Inverse Optimal Control Adapted to the Noise Characteristics of the Human Sensorimotor System II
Einleitung
Inverse optimal control (IOC) is the problem of inferring an agent's cost function and other properties of their internal model from behavior. It can be used to characterize behavior in sequential decision-making tasks. While IOC has been a fundamental task in artificial intelligence and machine learning, particularly reinforcement learning (RL) and robotics, it has widespread applicability in several scientific fields including behavioral economics, psychology, and neuroscience. Most existing work, however, is limited to fully-observable or linear systems, or requires the action signals to be known. In this project, we developed a probabilistic approach to inverse optimal control for partially-observable stochastic non-linear systems with unobserved action signals. By building on top of the previously proposed maximum causal entropy formulation, our approach unifies previous approaches to inverse optimal control. For evaluating the approach, we ran simulated experiments, applying different inverse optimal control methods to a large number of trajectories based on different parameter combinations. As the computation required many independent runs, which could be parallelized, the application of HPC was beneficial.
Methoden
The inverse optimal control method is based on linearization of the dynamics to maintain a tractable likelihood. Internally, for solving the forward optimal control problem, iLQG and the extended Kalman filter is used, yielding linear controller and filters. Via this formulation, an approximate likelihood in Gaussian form can be computed. For computing gradients in the optimization process, implicit differentiation is used.
Ergebnisse
The method was successfully developed and evaluated on simulated data. It was shown that the true parameter values could be reliably estimated based on the noisy simulated data. Comparison to past IOC methods based on the maximum entropy formulation has shown that our method led to more accurate recovered parameter values.

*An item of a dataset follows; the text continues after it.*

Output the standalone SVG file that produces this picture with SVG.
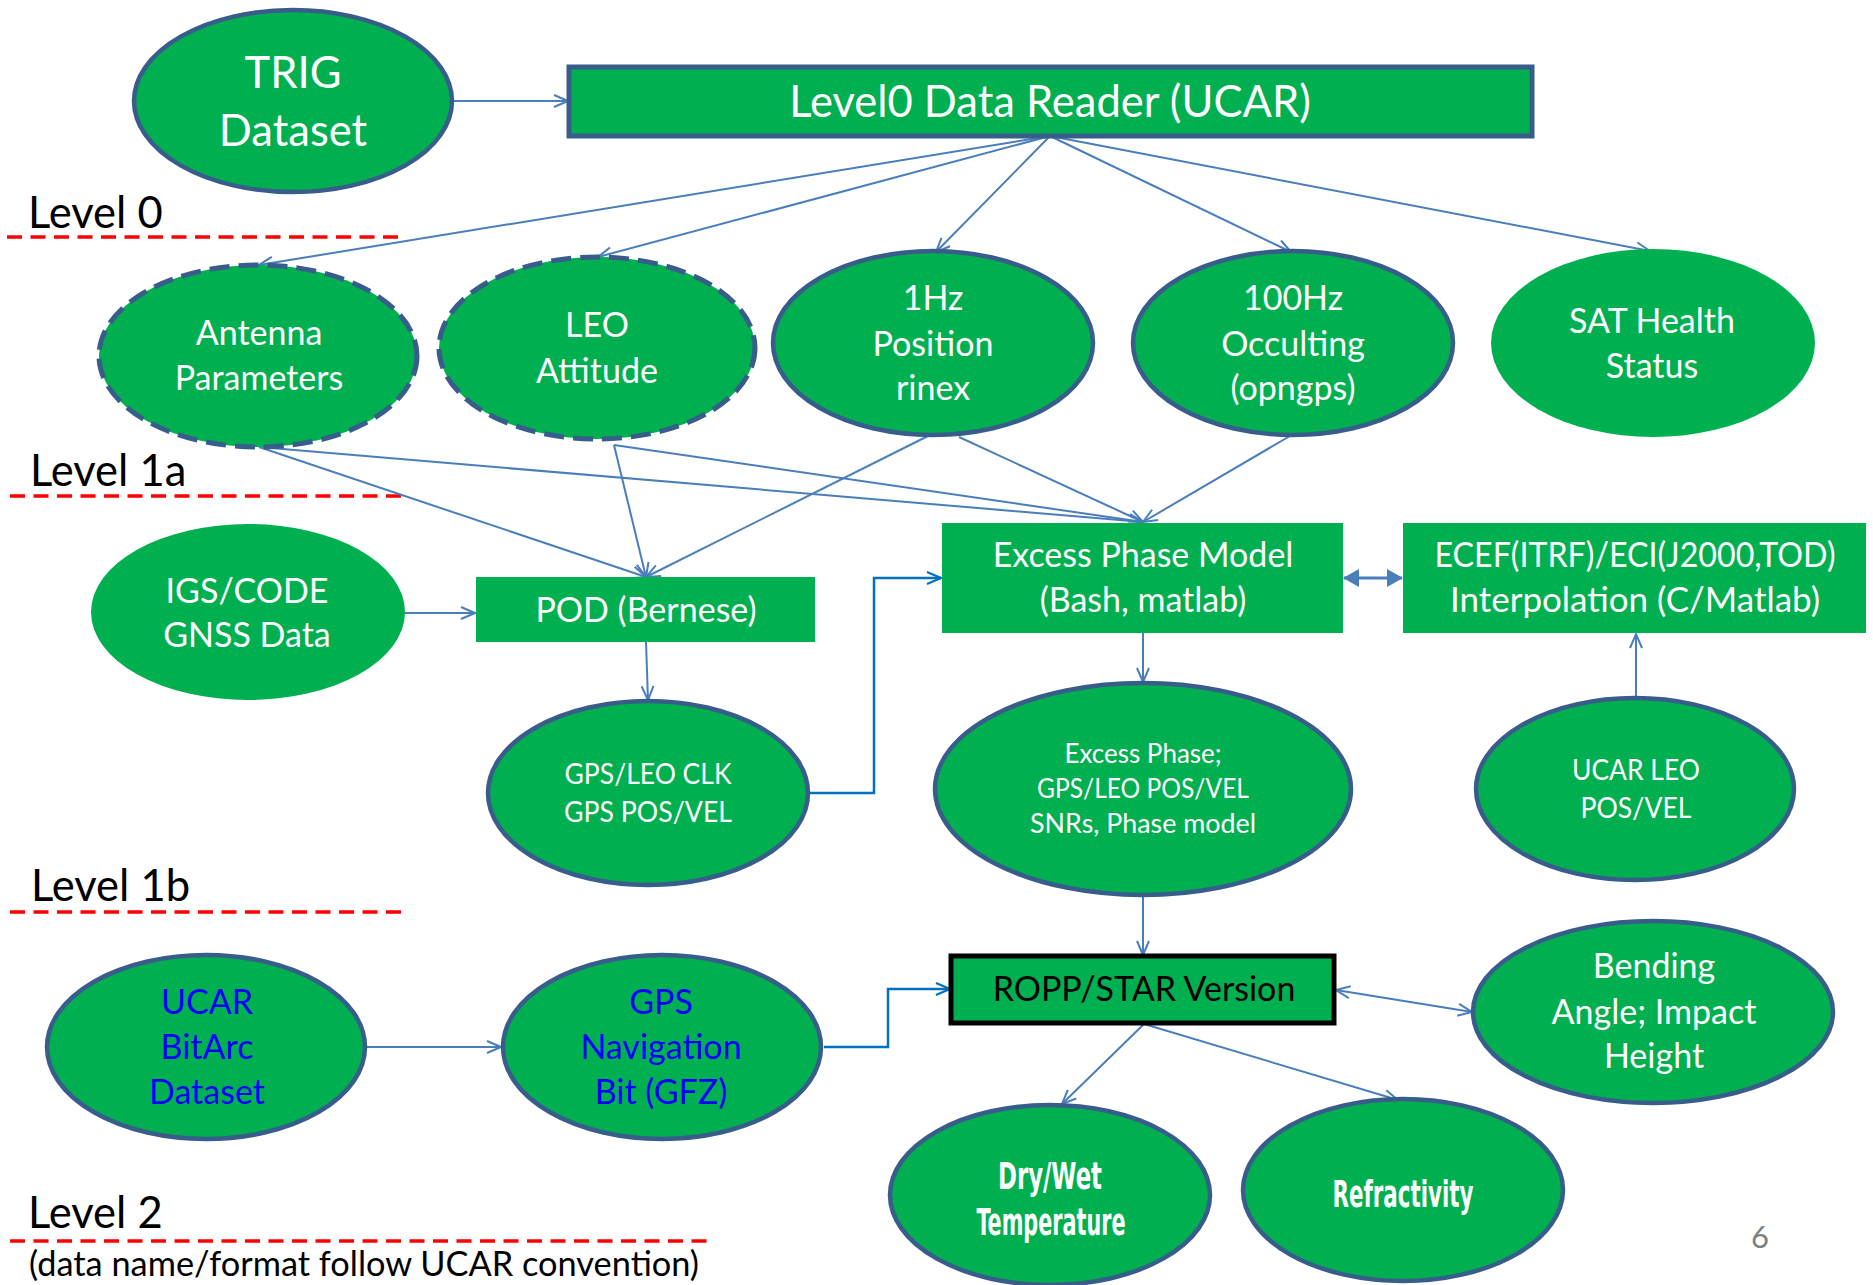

While our method developed in the past project period was limited to linear systems, the new method can handle non-linear systems via linearization, is more efficient through a gradient-based optimization, and generalizes past IOC methods.
Diskussion
Through our evaluation, we show that our method can disentangle perceptual factors and behavioral costs despite the fact that epistemic and pragmatic actions are intertwined in sequential decision-making under uncertainty, such as in active sensing and active learning. The proposed method has broad applicability, ranging from imitation learning to sensorimotor neuroscience. This will enable answering novel scientific questions about how these quantities are affected by different experimental conditions, how they deviate from intended task goals and provided task instructions, or how they vary between individuals. This is particularly relevant to a computational understanding of naturalistic behavior, for which subjective utilities are mostly unknown.